Welcome to Varanasi

by Gabriella Sonabend

‘Excuse me mam’

‘Yes?’

‘Excuse me mam, welcome to Varanasi, how long you stay?’

‘Thank you but I live here’

‘Ok mam, welcome to Varanasi, how long you stay? You want I take you a cheap guesthouse?’

‘No thank you’

‘Ok, where you want to go? First time in Varanasi?’

‘No, I live here’

‘Oh, first time, very nice, mam, welcome to Varanasi, very old city’.

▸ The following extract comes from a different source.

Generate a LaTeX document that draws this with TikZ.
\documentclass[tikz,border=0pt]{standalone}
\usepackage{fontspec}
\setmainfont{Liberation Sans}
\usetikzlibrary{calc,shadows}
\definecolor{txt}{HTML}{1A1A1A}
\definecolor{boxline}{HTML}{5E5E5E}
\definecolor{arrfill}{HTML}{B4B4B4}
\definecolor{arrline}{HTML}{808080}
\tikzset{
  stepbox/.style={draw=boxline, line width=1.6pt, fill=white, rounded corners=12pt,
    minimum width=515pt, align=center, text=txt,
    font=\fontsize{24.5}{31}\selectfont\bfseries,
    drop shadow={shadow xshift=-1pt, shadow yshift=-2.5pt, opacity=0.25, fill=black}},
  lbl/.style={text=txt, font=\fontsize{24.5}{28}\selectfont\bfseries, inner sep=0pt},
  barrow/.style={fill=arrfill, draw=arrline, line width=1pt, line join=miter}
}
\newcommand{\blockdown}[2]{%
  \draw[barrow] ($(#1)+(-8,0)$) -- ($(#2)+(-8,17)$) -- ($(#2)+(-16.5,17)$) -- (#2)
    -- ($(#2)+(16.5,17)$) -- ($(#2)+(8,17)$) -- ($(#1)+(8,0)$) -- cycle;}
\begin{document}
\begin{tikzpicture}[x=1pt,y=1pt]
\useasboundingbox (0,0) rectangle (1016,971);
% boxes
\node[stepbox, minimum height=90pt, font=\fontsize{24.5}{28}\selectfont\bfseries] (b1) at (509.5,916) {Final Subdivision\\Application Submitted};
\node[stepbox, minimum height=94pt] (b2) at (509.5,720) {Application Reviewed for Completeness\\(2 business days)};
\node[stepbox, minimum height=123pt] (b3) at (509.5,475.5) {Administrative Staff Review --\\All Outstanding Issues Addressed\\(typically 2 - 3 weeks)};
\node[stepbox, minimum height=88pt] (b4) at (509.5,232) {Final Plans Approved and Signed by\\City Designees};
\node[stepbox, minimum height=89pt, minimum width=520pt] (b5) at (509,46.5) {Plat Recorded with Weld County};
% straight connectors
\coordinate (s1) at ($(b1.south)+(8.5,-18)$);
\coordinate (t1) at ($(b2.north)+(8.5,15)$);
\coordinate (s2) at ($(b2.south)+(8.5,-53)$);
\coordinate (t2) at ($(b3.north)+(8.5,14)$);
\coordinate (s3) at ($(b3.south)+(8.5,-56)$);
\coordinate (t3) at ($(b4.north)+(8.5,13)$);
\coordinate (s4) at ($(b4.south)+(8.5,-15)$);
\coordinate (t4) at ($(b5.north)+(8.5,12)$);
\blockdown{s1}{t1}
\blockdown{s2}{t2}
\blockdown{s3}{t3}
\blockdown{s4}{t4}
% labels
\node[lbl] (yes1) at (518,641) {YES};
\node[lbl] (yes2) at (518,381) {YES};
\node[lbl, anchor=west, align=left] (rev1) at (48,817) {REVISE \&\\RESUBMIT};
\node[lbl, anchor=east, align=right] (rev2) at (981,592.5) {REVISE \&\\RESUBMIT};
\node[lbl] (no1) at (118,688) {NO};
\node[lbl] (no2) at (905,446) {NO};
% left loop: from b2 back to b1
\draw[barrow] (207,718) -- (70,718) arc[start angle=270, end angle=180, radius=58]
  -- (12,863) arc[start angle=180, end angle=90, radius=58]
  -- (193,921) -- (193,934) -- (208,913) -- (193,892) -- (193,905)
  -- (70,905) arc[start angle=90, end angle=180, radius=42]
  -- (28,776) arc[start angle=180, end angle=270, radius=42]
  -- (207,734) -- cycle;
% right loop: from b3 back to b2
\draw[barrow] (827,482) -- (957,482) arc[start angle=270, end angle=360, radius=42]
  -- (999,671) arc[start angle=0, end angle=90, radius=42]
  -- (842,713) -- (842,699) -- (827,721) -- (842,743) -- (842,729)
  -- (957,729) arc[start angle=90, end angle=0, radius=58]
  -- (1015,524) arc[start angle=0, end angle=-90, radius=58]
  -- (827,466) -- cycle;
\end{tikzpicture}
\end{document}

It has been almost 40 hours since we left the mountains where ominous storm clouds and bright white lightning filled the sky. On our way to the train station we encountered a mountain-side traffic jam, which delayed us by an hour and caused our young driver to speed along the winding roads at a pace which certainly was not safe. The quiet and determined 21 year old local knew that the traffic jam would probably lead us to miss our train and he was determined to see us reach home. I have now lived in India for enough time to know that being ‘cautious’ is not really something one can actively choose to do. Here is a world ruled by bizarre fate and so as the young driver sped along the roads I did not panic and grab the edges of my seat. I relaxed as water jumped up through the holes in the car floor and my mobile phone went flying, (probably out of the window), never to be seen again. The driver looked uncannily like my younger brother. His thin earnest face and large features made me warm to him immediately and I insisted on calling him Rafy, (my brother’s name), as I tried not to back-seat-drive. In fact, his resemblance to my brother was so acute that for those two terrifying hours on the road I convinced myself that I was actually with Rafy; and I felt completely safe in his hands.

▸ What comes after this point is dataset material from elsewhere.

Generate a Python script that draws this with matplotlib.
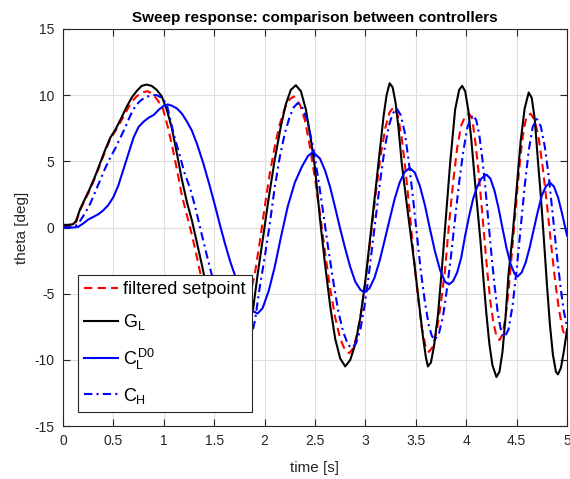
import matplotlib
matplotlib.use('Agg')
import matplotlib.pyplot as plt

# filtered setpoint (red dashed)
t_ref = [0, 0.05, 0.1, 0.13, 0.17, 0.22, 0.27, 0.32, 0.37, 0.42,
         0.47, 0.52, 0.58, 0.63, 0.68, 0.73, 0.78, 0.84, 0.89, 0.94,
         0.99, 1.04, 1.09, 1.14, 1.18, 1.23, 1.28, 1.33, 1.38, 1.43,
         1.5, 1.58, 1.66, 1.74, 1.8, 1.86, 1.905, 1.95, 2.0, 2.05,
         2.1, 2.15, 2.2, 2.25, 2.29, 2.35, 2.4, 2.45, 2.5, 2.55,
         2.6, 2.65, 2.7, 2.75, 2.8, 2.84, 2.88, 2.92, 2.96, 3.0,
         3.05, 3.1, 3.15, 3.2, 3.24, 3.28, 3.32, 3.36, 3.4, 3.44,
         3.48, 3.52, 3.56, 3.6, 3.63, 3.67, 3.71, 3.75, 3.79, 3.83,
         3.87, 3.91, 3.95, 3.99, 4.03, 4.06, 4.09, 4.12, 4.15, 4.18,
         4.21, 4.24, 4.27, 4.3, 4.33, 4.36, 4.39, 4.42, 4.45, 4.48,
         4.51, 4.54, 4.57, 4.6, 4.64, 4.68, 4.72, 4.76, 4.8, 4.84,
         4.88, 4.92, 4.96, 5.0]
ref = [0.1, 0.1, 0.2, 0.4, 1.3, 2.1, 2.9, 3.8, 4.8, 5.8,
       6.7, 7.3, 8.1, 8.8, 9.5, 9.9, 10.2, 10.3, 10.1, 9.6,
       9.0, 7.6, 5.9, 4.0, 2.4, 0.9, -0.6, -2.3, -4.1, -5.9,
       -7.8, -9.0, -9.3, -8.6, -7.2, -5.0, -3.4, -1.2, 1.5, 4.0,
       6.1, 7.8, 9.0, 9.7, 9.9, 9.3, 8.1, 6.1, 3.7, 1.0,
       -1.9, -4.6, -6.8, -8.4, -9.3, -9.5, -9.1, -8.0, -6.3, -4.1,
       -0.9, 2.4, 5.4, 7.6, 8.7, 9.1, 8.5, 6.8, 4.2, 1.1,
       -2.2, -5.2, -7.6, -9.1, -9.4, -9.0, -7.7, -5.7, -3.2, 0.3,
       3.4, 6.0, 7.7, 8.4, 8.6, 8.2, 6.5, 4.4, 1.9, -0.8,
       -3.4, -5.6, -7.2, -8.2, -8.5, -8.1, -6.8, -4.8, -2.2, 0.5,
       3.1, 5.5, 7.4, 8.4, 8.6, 8.1, 6.7, 4.5, 1.8, -1.1,
       -3.9, -6.2, -7.8, -8.5]

# G_L (black solid)
t_gl = [0, 0.05, 0.1, 0.13, 0.17, 0.22, 0.27, 0.32, 0.37, 0.42,
        0.47, 0.52, 0.58, 0.63, 0.68, 0.73, 0.78, 0.83, 0.88, 0.93,
        0.98, 1.03, 1.08, 1.13, 1.18, 1.23, 1.28, 1.33, 1.38, 1.43,
        1.48, 1.55, 1.62, 1.7, 1.78, 1.84, 1.885, 1.93, 1.98, 2.04,
        2.1, 2.16, 2.21, 2.26, 2.31, 2.36, 2.41, 2.46, 2.5, 2.55,
        2.6, 2.65, 2.7, 2.75, 2.8, 2.85, 2.9, 2.95, 3.0, 3.05,
        3.1, 3.14, 3.18, 3.21, 3.24, 3.27, 3.3, 3.33, 3.36, 3.4,
        3.45, 3.49, 3.53, 3.57, 3.6, 3.62, 3.65, 3.68, 3.72, 3.76,
        3.8, 3.84, 3.89, 3.93, 3.96, 3.99, 4.02, 4.05, 4.09, 4.14,
        4.17, 4.2, 4.23, 4.26, 4.3, 4.33, 4.36, 4.39, 4.42, 4.46,
        4.5, 4.54, 4.58, 4.62, 4.65, 4.68, 4.71, 4.74, 4.77, 4.8,
        4.83, 4.86, 4.89, 4.91, 4.94, 4.97, 5.0]
gl = [0.2, 0.2, 0.25, 0.5, 1.4, 2.2, 3.0, 3.9, 4.9, 5.9,
      6.8, 7.4, 8.3, 9.1, 9.8, 10.3, 10.7, 10.8, 10.7, 10.4,
      9.9, 8.9, 7.5, 5.6, 3.6, 1.9, 0.5, -1.2, -2.9, -4.7,
      -6.2, -7.9, -9.0, -9.4, -8.8, -7.5, -6.2, -3.6, -1.0, 2.2,
      5.1, 7.6, 9.3, 10.4, 10.75, 10.3, 8.9, 6.6, 4.5, 0.6,
      -2.8, -5.9, -8.4, -9.9, -10.5, -10.0, -8.8, -6.8, -4.0, -0.6,
      2.8, 5.6, 8.4, 10.0, 10.9, 10.6, 9.4, 7.4, 4.9, 2.4,
      -0.6, -3.0, -5.6, -8.2, -9.8, -10.5, -10.2, -9.0, -6.6, -3.0,
      0.9, 4.8, 8.9, 10.4, 10.7, 10.3, 8.9, 6.7, 3.2, -0.9,
      -3.8, -6.5, -8.8, -10.4, -11.3, -10.9, -9.4, -6.8, -3.5, -0.6,
      2.9, 6.5, 9.0, 10.2, 9.8, 8.2, 5.2, 2.4, -0.8, -4.2,
      -7.3, -9.6, -10.9, -11.1, -10.6, -9.3, -7.7]

# C_L^D0 (blue solid)
t_cl = [0, 0.05, 0.1, 0.15, 0.2, 0.25, 0.3, 0.35, 0.4, 0.45,
        0.5, 0.55, 0.6, 0.65, 0.7, 0.75, 0.8, 0.85, 0.9, 0.95,
        1.0, 1.04, 1.08, 1.13, 1.18, 1.23, 1.28, 1.33, 1.39, 1.45,
        1.51, 1.56, 1.61, 1.66, 1.71, 1.77, 1.83, 1.88, 1.93, 1.98,
        2.04, 2.1, 2.16, 2.23, 2.3, 2.37, 2.43, 2.48, 2.55, 2.6,
        2.65, 2.7, 2.75, 2.8, 2.85, 2.9, 2.95, 2.99, 3.04, 3.09,
        3.14, 3.19, 3.24, 3.29, 3.34, 3.39, 3.44, 3.49, 3.54, 3.59,
        3.64, 3.69, 3.74, 3.79, 3.83, 3.87, 3.91, 3.95, 3.99, 4.03,
        4.07, 4.11, 4.15, 4.2, 4.24, 4.28, 4.32, 4.36, 4.4, 4.44,
        4.48, 4.51, 4.55, 4.59, 4.63, 4.67, 4.71, 4.75, 4.79, 4.83,
        4.87, 4.91, 4.95, 5.0]
cl = [0, 0, 0, 0.05, 0.3, 0.6, 0.8, 1.0, 1.3, 1.7,
      2.3, 3.2, 4.4, 5.6, 6.8, 7.6, 8.0, 8.3, 8.5, 8.9,
      9.2, 9.3, 9.2, 9.0, 8.6, 8.0, 7.3, 6.3, 4.9, 3.3,
      1.6, 0.1, -1.3, -2.6, -3.7, -4.9, -5.8, -6.3, -6.5, -6.1,
      -4.8, -3.0, -0.8, 1.6, 3.4, 4.6, 5.4, 5.7, 5.2, 4.3,
      3.05, 1.5, -0.1, -1.6, -3.0, -4.1, -4.7, -4.9, -4.6, -3.8,
      -2.55, -1.0, 0.6, 2.15, 3.4, 4.2, 4.5, 4.15, 3.15, 1.7,
      -0.1, -1.8, -3.2, -4.1, -4.3, -4.05, -3.4, -2.3, -0.6, 0.9,
      2.2, 3.1, 3.7, 4.0, 3.7, 2.8, 1.5, -0.05, -1.55, -2.75,
      -3.5, -3.7, -3.4, -2.65, -1.5, -0.15, 1.2, 2.4, 3.1, 3.4,
      3.1, 2.3, 1.1, -0.6]

# C_H (blue dash-dot)
t_ch = [0, 0.05, 0.1, 0.13, 0.17, 0.22, 0.27, 0.32, 0.37, 0.42,
        0.47, 0.52, 0.57, 0.62, 0.67, 0.72, 0.77, 0.82, 0.88, 0.93,
        0.98, 1.03, 1.06, 1.1, 1.16, 1.21, 1.26, 1.31, 1.36, 1.42,
        1.48, 1.55, 1.62, 1.7, 1.77, 1.83, 1.885, 1.905, 1.95, 2.0,
        2.05, 2.1, 2.15, 2.2, 2.25, 2.29, 2.33, 2.38, 2.43, 2.48,
        2.53, 2.58, 2.63, 2.68, 2.73, 2.78, 2.83, 2.87, 2.91, 2.95,
        2.99, 3.03, 3.07, 3.11, 3.15, 3.19, 3.23, 3.27, 3.31, 3.35,
        3.39, 3.43, 3.47, 3.51, 3.55, 3.59, 3.63, 3.66, 3.69, 3.73,
        3.77, 3.81, 3.85, 3.89, 3.93, 3.97, 4.01, 4.04, 4.07, 4.1,
        4.13, 4.16, 4.19, 4.22, 4.25, 4.28, 4.31, 4.34, 4.38, 4.42,
        4.46, 4.5, 4.54, 4.58, 4.62, 4.66, 4.7, 4.74, 4.78, 4.82,
        4.86, 4.9, 4.94, 4.97, 5.0]
ch = [0, 0, 0.05, 0.15, 0.5, 1.1, 1.8, 2.7, 3.6, 4.5,
      5.3, 6.0, 6.8, 7.6, 8.5, 9.2, 9.6, 9.85, 10.0, 10.0,
      9.8, 9.3, 8.3, 7.0, 5.4, 4.0, 3.0, 1.6, 0.0, -1.9,
      -3.7, -5.8, -7.6, -8.8, -9.2, -8.9, -7.7, -7.0, -4.6, -2.3,
      0.2, 3.0, 5.3, 7.1, 8.4, 9.1, 9.4, 9.0, 7.9, 6.1,
      3.8, 1.2, -1.5, -4.0, -6.3, -7.9, -8.9, -9.1, -8.7, -7.7,
      -6.0, -3.8, -1.3, 1.2, 3.7, 5.9, 7.6, 8.6, 9.0, 8.5,
      7.2, 5.0, 2.4, -0.5, -3.3, -5.6, -7.45, -8.2, -8.5, -8.0,
      -6.7, -4.6, -2.1, 0.7, 3.4, 5.7, 7.5, 8.2, 8.5, 8.1,
      7.0, 5.2, 3.0, 0.5, -2.0, -4.3, -6.25, -7.6, -8.3, -7.7,
      -5.9, -3.2, -0.05, 3.1, 5.8, 7.6, 8.2, 7.65, 6.1, 3.8,
      0.85, -2.1, -4.75, -6.4, -7.45]

labels = ['filtered setpoint', '$G_L$', '$C_L^{D0}$', '$C_H$']
xticks = [0, 0.5, 1, 1.5, 2, 2.5, 3, 3.5, 4, 4.5, 5]
yticks = [-15, -10, -5, 0, 5, 10, 15]

plt.rcParams['font.family'] = ['Liberation Sans', 'DejaVu Sans']
plt.rcParams['mathtext.fontset'] = 'custom'
plt.rcParams['mathtext.rm'] = 'Liberation Sans'
plt.rcParams['mathtext.it'] = 'Liberation Sans'
plt.rcParams['mathtext.bf'] = 'Liberation Sans:bold'
plt.rcParams['axes.unicode_minus'] = False

axcol = '#262626'
fig = plt.figure(figsize=(5.7, 4.79), dpi=100)
ax = fig.add_axes([63 / 570, 1 - 426 / 479, 504 / 570, 397 / 479])

ax.plot(t_ref, ref, color='r', lw=1.5, dashes=(4, 2.5), label=labels[0])
ax.plot(t_gl, gl, color='k', lw=1.5, label=labels[1])
ax.plot(t_cl, cl, color='b', lw=1.5, label=labels[2])
ax.plot(t_ch, ch, color='b', lw=1.5, dashes=(4, 2, 1, 2), label=labels[3])

ax.set_xlim(0, 5)
ax.set_ylim(-15, 15)
ax.set_xticks(xticks)
ax.set_xticklabels(['0', '0.5', '1', '1.5', '2', '2.5', '3', '3.5', '4', '4.5', '5'])
ax.set_yticks(yticks)
ax.grid(True, color='#dedede', lw=0.8)
ax.set_axisbelow(True)
ax.tick_params(direction='in', top=True, right=True, length=5, width=0.8,
               colors=axcol, labelsize=10, pad=6)
for sp in ax.spines.values():
    sp.set_color(axcol)
    sp.set_linewidth(0.8)

ax.set_title('Sweep response: comparison between controllers',
             fontsize=11, fontweight='bold', pad=5)
ax.set_xlabel('time [s]', fontsize=11, color=axcol, labelpad=9)
ax.set_ylabel('theta [deg]', fontsize=11, color=axcol, labelpad=4)

leg = ax.legend(loc='lower left', bbox_to_anchor=(15 / 504, 14 / 397),
                borderaxespad=0, fontsize=13, handlelength=1.85,
                handletextpad=0.3, borderpad=0.35, labelspacing=0.78,
                fancybox=False, framealpha=1, edgecolor=axcol)
leg.get_frame().set_linewidth(0.8)

fig.savefig('out.png', dpi=100)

We arrived at the train station at the exact minute that our train was set to depart. Fortunately Indian lack of punctuality ensured the train was a few minutes late. I was relieved beyond expression. Trains from the mountains are scarce and at this particular time of year they are completely booked up; missing a single train might have led to a very expensive plan B. Aboard the train it soon became apparent that we were in fact on the wrong train – but luckily this is India, and a discreet bribe can quickly change wrong to right.

Back in Varanasi it was merely moments before I was re-immersed in the truly insane and peculiar nature of this city. Our tuktuk driver proudly told us ‘Look, we are soon having new roads’ and I could offer little more than a laugh and a reassuring nod in response. I wonder whether he was trying to convince me, or rather delude himself – perhaps he was simply employing the word ‘soon’ in a more poetic manner. Either way, it feels strange and slightly mad; but I can honestly say, I am glad to be home.